L’attenzione del clan verso le feste religiose era ossessiva. Al punto che, secondo le indagini, Fortunato Patania, boss dell’omonima cosca ucciso nel settembre del 2011, avrebbe minacciato il parroco della chiesa della frazione Sant’Angelo di Gerocarne (Vibo Valentia) in occasione della festa di Sant’Antonio: «Non mi toccate la festa sennò ve la facciamo pagare». 

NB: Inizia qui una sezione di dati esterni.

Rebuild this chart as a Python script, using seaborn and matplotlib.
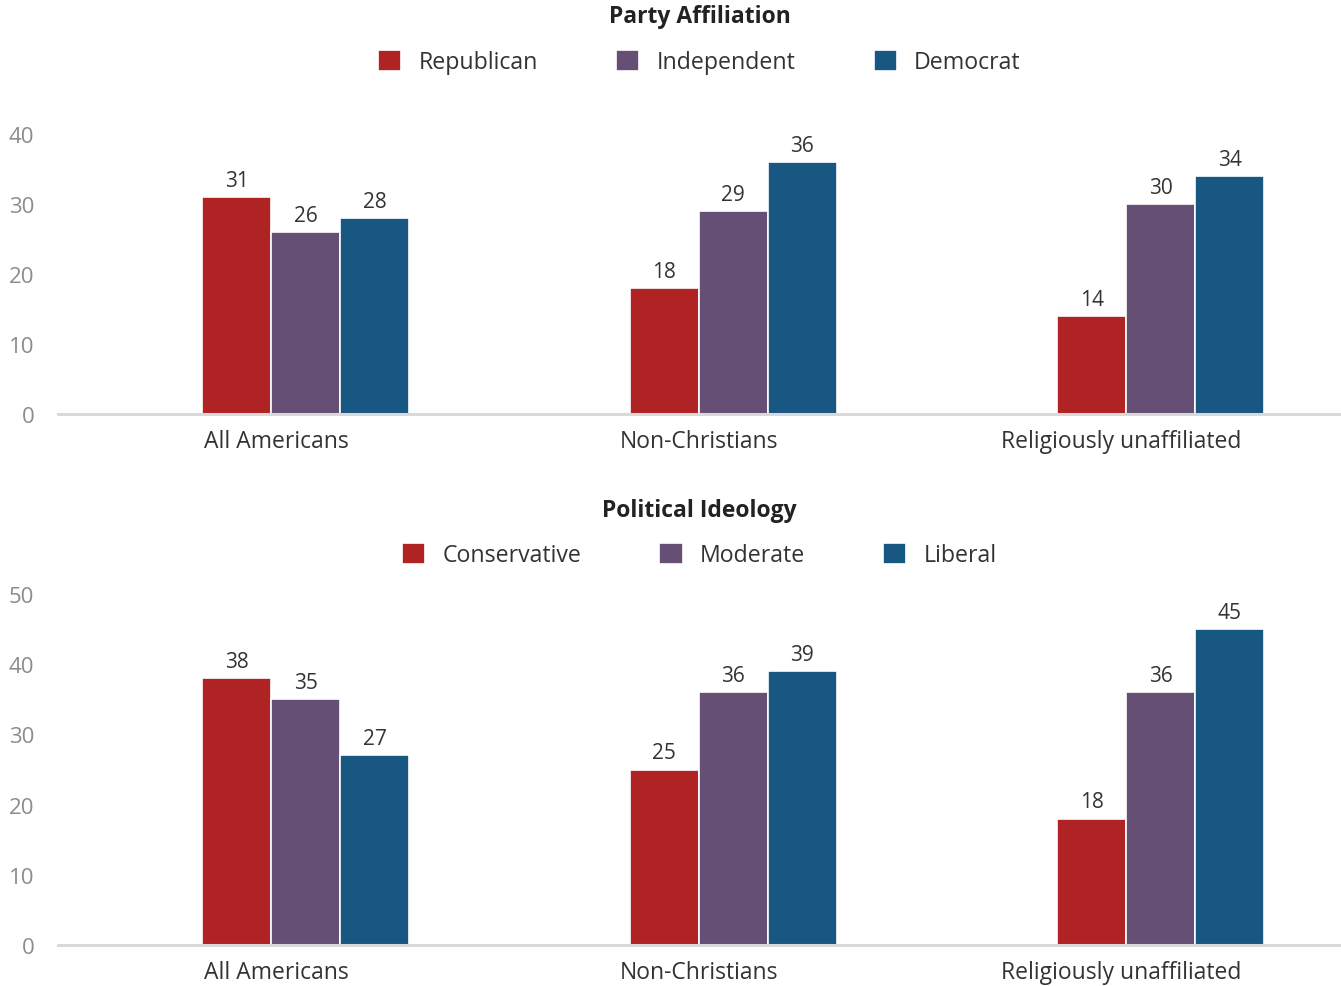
import matplotlib
matplotlib.use("Agg")
import matplotlib.pyplot as plt
import seaborn as sns
import pandas as pd

# Groups shown along the x axis
groups = ["All Americans", "Non-Christians", "Religiously unaffiliated"]

# Party affiliation (%)
party_labels = ["Republican", "Independent", "Democrat"]
republican = [31, 18, 14]
independent = [26, 29, 30]
democrat = [28, 36, 34]

# Political ideology (%)
ideology_labels = ["Conservative", "Moderate", "Liberal"]
conservative = [38, 25, 18]
moderate = [35, 36, 36]
liberal = [27, 39, 45]

party_ticks = [0, 10, 20, 30, 40]
ideology_ticks = [0, 10, 20, 30, 40, 50]

colors = ["#B02324", "#654F74", "#195783"]

# category labels sit a little left of their bar groups
label_offsets = [-0.068, -0.081, -0.094]
band_shift = 0.079

sns.set_theme(style="white")
plt.rcParams["font.family"] = ["Open Sans", "DejaVu Sans"]


def long_frame(labels, series):
    rows = []
    for lab, vals in zip(labels, series):
        for g, v in zip(groups, vals):
            rows.append({"group": g, "series": lab, "value": v})
    return pd.DataFrame(rows)


fig = plt.figure(figsize=(13.41, 9.87), dpi=100)
ax_top = fig.add_axes([0.0433, 0.5795, 0.9567, 0.2837])
ax_bot = fig.add_axes([0.0433, 0.0415, 0.9567, 0.3557])


def draw_panel(ax, df, labels, ticks, title, title_y, legend_y):
    sns.barplot(data=df, x="group", y="value", hue="series", hue_order=labels,
                order=groups, palette=colors, width=0.484, ax=ax,
                edgecolor="white", linewidth=1.2, saturation=1, errorbar=None)
    for cont in ax.containers:
        ax.bar_label(cont, fmt="%d", padding=4.5, fontsize=15, color="#333333")
    ax.set_ylim(ticks[0], ticks[-1])
    ax.set_yticks(ticks)
    ax.set_xlim(-0.5 - band_shift, 2.5 - band_shift)
    ax.set_xticks([i + off for i, off in enumerate(label_offsets)])
    ax.set_xticklabels(groups)
    ax.set_xlabel("")
    ax.set_ylabel("")
    for s in ["top", "right", "left"]:
        ax.spines[s].set_visible(False)
    ax.spines["bottom"].set_color("#d9d9d9")
    ax.spines["bottom"].set_linewidth(2.2)
    ax.tick_params(axis="y", length=0, pad=17, labelsize=16, labelcolor="#8c8c8c")
    ax.tick_params(axis="x", length=0, pad=11, labelsize=16.5, labelcolor="#333333")
    handles, labs = ax.get_legend_handles_labels()
    if ax.get_legend() is not None:
        ax.get_legend().remove()
    fig.legend(handles, labs, loc="center", bbox_to_anchor=(0.5216, legend_y),
               ncol=3, frameon=False, fontsize=16.7, labelcolor="#333333",
               handlelength=1.0, handleheight=1.0, handletextpad=0.75,
               columnspacing=3.36)
    fig.text(0.5216, title_y, title, ha="center", va="center", fontsize=16.5,
             fontweight="bold", color="#222222")


draw_panel(ax_top, long_frame(party_labels, [republican, independent, democrat]),
           party_labels, party_ticks, "Party Affiliation", 0.983, 0.936)
draw_panel(ax_bot, long_frame(ideology_labels, [conservative, moderate, liberal]),
           ideology_labels, ideology_ticks, "Political Ideology", 0.4823, 0.4367)

fig.savefig("out.png", dpi=100)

La frase è riportata nel decreto di fermo emesso dalla Dda di Catanzaro nei confronti di undici persone. Nel 2011, prima che Patania fosse ucciso, il parroco della chiesa decise di cambiare le modalità di svolgimento della festa e della processione della festa di Sant’Antonio. La decisione del sacerdote scatenò i malumori del boss della cosca il quale era stato, in passato, colui che decideva e gestiva l’organizzazione della festa. Il parroco subì così un’intimidazione, con il taglio dei pneumatici della sua automobile. Successivamente Fortunato Patania, insieme ad altri esponenti della cosca, si presentò dal parroco, secondo la Dda di Catanzaro, con fare minaccioso pronunciando la frase: «non mi toccate la festa sennò ve la facciamo pagare». I Patania, in particolare, avevano il controllo assoluto del comitato per i festeggiamenti e la stessa cosca decideva l’itinerario che doveva percorrere la statua di Sant’Antonio in occasione della processione.